----- SUPPLIED INFORMATION -----
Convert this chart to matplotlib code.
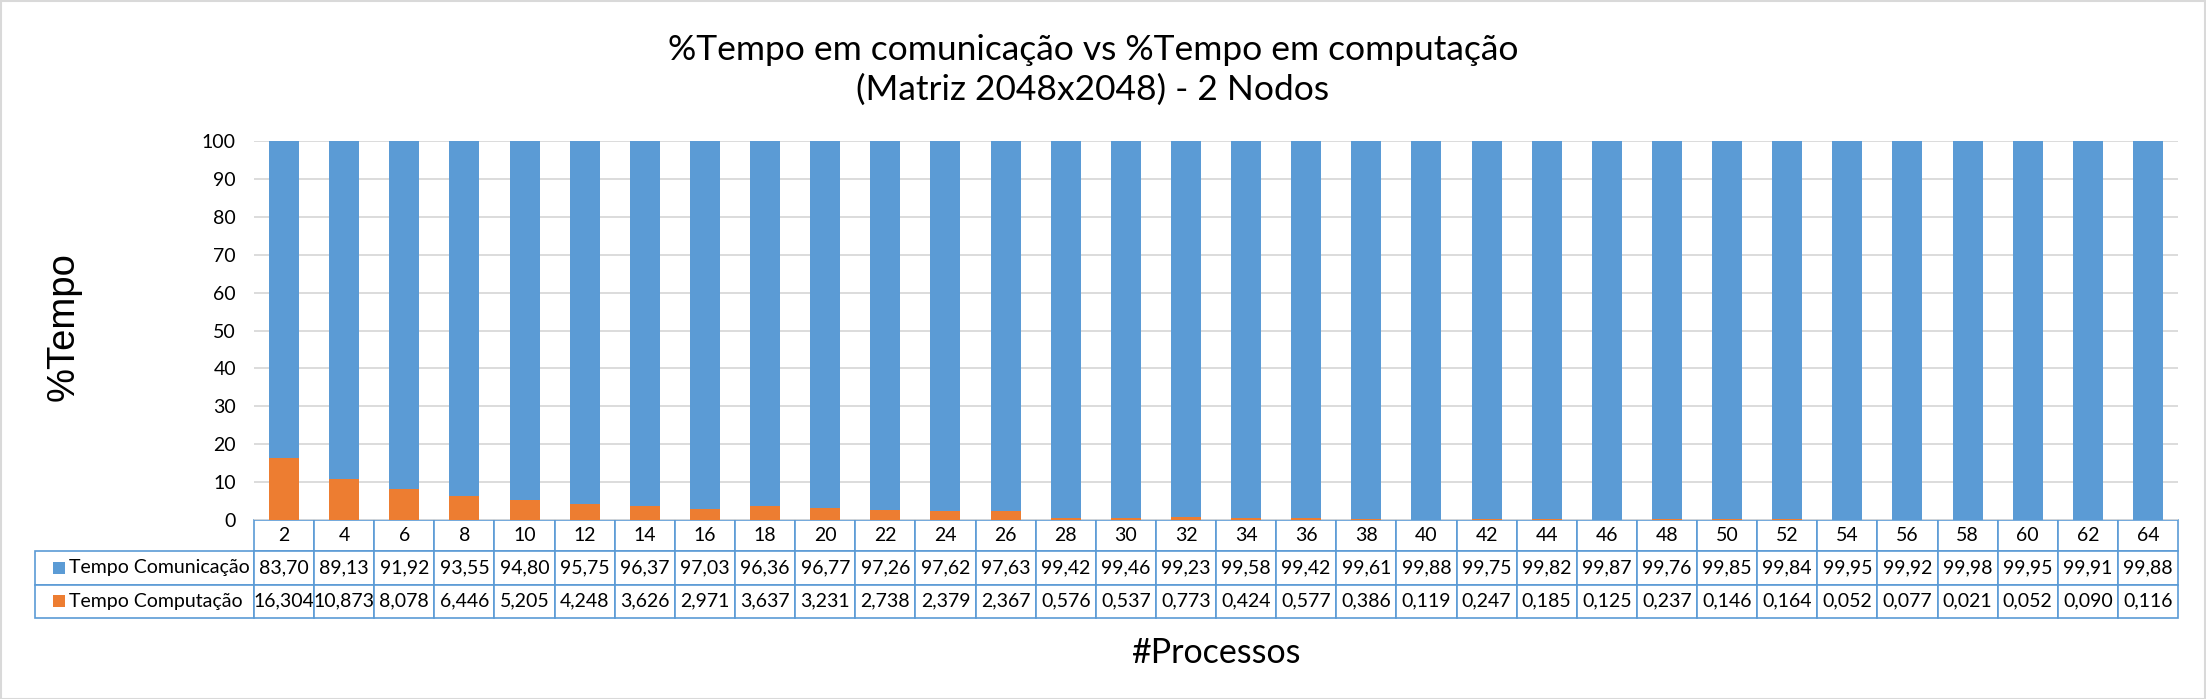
import matplotlib
matplotlib.use("Agg")
import matplotlib.pyplot as plt
from matplotlib.patches import Rectangle

processos = [2, 4, 6, 8, 10, 12, 14, 16, 18, 20, 22, 24, 26, 28, 30, 32,
             34, 36, 38, 40, 42, 44, 46, 48, 50, 52, 54, 56, 58, 60, 62, 64]
tempo_comunicacao = [83.70, 89.13, 91.92, 93.55, 94.80, 95.75, 96.37, 97.03,
                     96.36, 96.77, 97.26, 97.62, 97.63, 99.42, 99.46, 99.23,
                     99.58, 99.42, 99.61, 99.88, 99.75, 99.82, 99.87, 99.76,
                     99.85, 99.84, 99.95, 99.92, 99.98, 99.95, 99.91, 99.88]
tempo_computacao = [16.304, 10.873, 8.078, 6.446, 5.205, 4.248, 3.626, 2.971,
                    3.637, 3.231, 2.738, 2.379, 2.367, 0.576, 0.537, 0.773,
                    0.424, 0.577, 0.386, 0.119, 0.247, 0.185, 0.125, 0.237,
                    0.146, 0.164, 0.052, 0.077, 0.021, 0.052, 0.090, 0.116]
series_labels = ["Tempo Comunicação", "Tempo Computação"]
yticks = list(range(0, 101, 10))

BLUE = "#5B9BD5"
ORANGE = "#ED7D31"
GRID = "#D9D9D9"
FONT = "Lato"

plt.rcParams["font.family"] = [FONT, "DejaVu Sans"]

W, H = 2206, 699
fig = plt.figure(figsize=(W / 100, H / 100), dpi=100)

x0, x1 = 254, 2178
y_top, y_zero = 141, 520
ax = fig.add_axes([x0 / W, 1 - y_zero / H, (x1 - x0) / W, (y_zero - y_top) / H])

x = list(range(len(processos)))
ax.bar(x, tempo_computacao, width=0.5, color=ORANGE, zorder=3)
ax.bar(x, tempo_comunicacao, width=0.5, bottom=tempo_computacao, color=BLUE, zorder=3)

ax.set_xlim(-0.5, len(processos) - 0.5)
ax.set_ylim(0, 100)
ax.set_yticks(yticks)
ax.set_yticklabels([str(v) for v in yticks], fontsize=14)
ax.set_xticks([])
ax.tick_params(axis="y", length=0, pad=13)
ax.grid(axis="y", color=GRID, linewidth=1.3, zorder=0)
for s in ax.spines.values():
    s.set_visible(False)

# data table (cell sizes given directly in axes units)
fmt2 = lambda v: f"{v:.2f}".replace(".", ",")
fmt3 = lambda v: f"{v:.3f}".replace(".", ",")
cell_text = [[fmt2(v) for v in tempo_comunicacao], [fmt3(v) for v in tempo_computacao]]
row_labels = ["      " + s for s in series_labels]

tl = 45
axw = x1 - x0
axh = y_zero - y_top
hdr_h, row_h = 31, 33.5
t_h = hdr_h + 2 * row_h
table = ax.table(cellText=cell_text, rowLabels=row_labels,
                 colLabels=[str(p) for p in processos],
                 cellLoc="center", rowLoc="left",
                 bbox=[0, -t_h / axh, 1, t_h / axh])
table.auto_set_font_size(False)
table.set_fontsize(14)
ncol = len(processos)
for (r, c), cell in table.get_celld().items():
    cell.set_edgecolor(BLUE)
    cell.set_linewidth(1.2)
    cell.PAD = 0.02
    if c == -1:
        cell.set_width((x0 - tl) / axw)
    else:
        cell.set_width(1.0 / ncol)
    cell.set_height((hdr_h if r == 0 else row_h) / axh)

# legend keys in the row-label cells
for i, col in enumerate([BLUE, ORANGE]):
    ycen = y_zero + hdr_h + row_h * i + row_h / 2
    fig.patches.append(Rectangle(((tl + 8) / W, 1 - (ycen + 6) / H), 12 / W, 12 / H,
                                 transform=fig.transFigure, facecolor=col,
                                 edgecolor="none", zorder=10))

fig.text(1093 / W, 1 - 70 / H,
         "%Tempo em comunicação vs %Tempo em computação\n(Matriz 2048x2048) - 2 Nodos",
         ha="center", va="center", fontsize=25.5, linespacing=1.3)
fig.text(64 / W, 1 - 327 / H, "%Tempo", rotation=90, ha="center", va="center",
         fontsize=27.5, family=["Liberation Sans", "DejaVu Sans"])
fig.text((x0 + x1) / 2 / W, 1 - 653 / H, "#Processos", ha="center", va="center", fontsize=24.5)

fig.patches.append(Rectangle((0.5 / W, 0.5 / H), 1 - 1.5 / W, 1 - 1.5 / H,
                             transform=fig.transFigure, facecolor="none",
                             edgecolor="#D9D9D9", linewidth=1.5))

fig.savefig("out.png", dpi=100)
-----
» GOAL
Transcribe the opening line of the listing above, please, and every line after it through the line with "from matplotlib.patches import Rectangle", word for word, without pictures.

» COMPLETED EXERCISE
Convert this chart to matplotlib code.
import matplotlib
matplotlib.use("Agg")
import matplotlib.pyplot as plt
from matplotlib.patches import Rectangle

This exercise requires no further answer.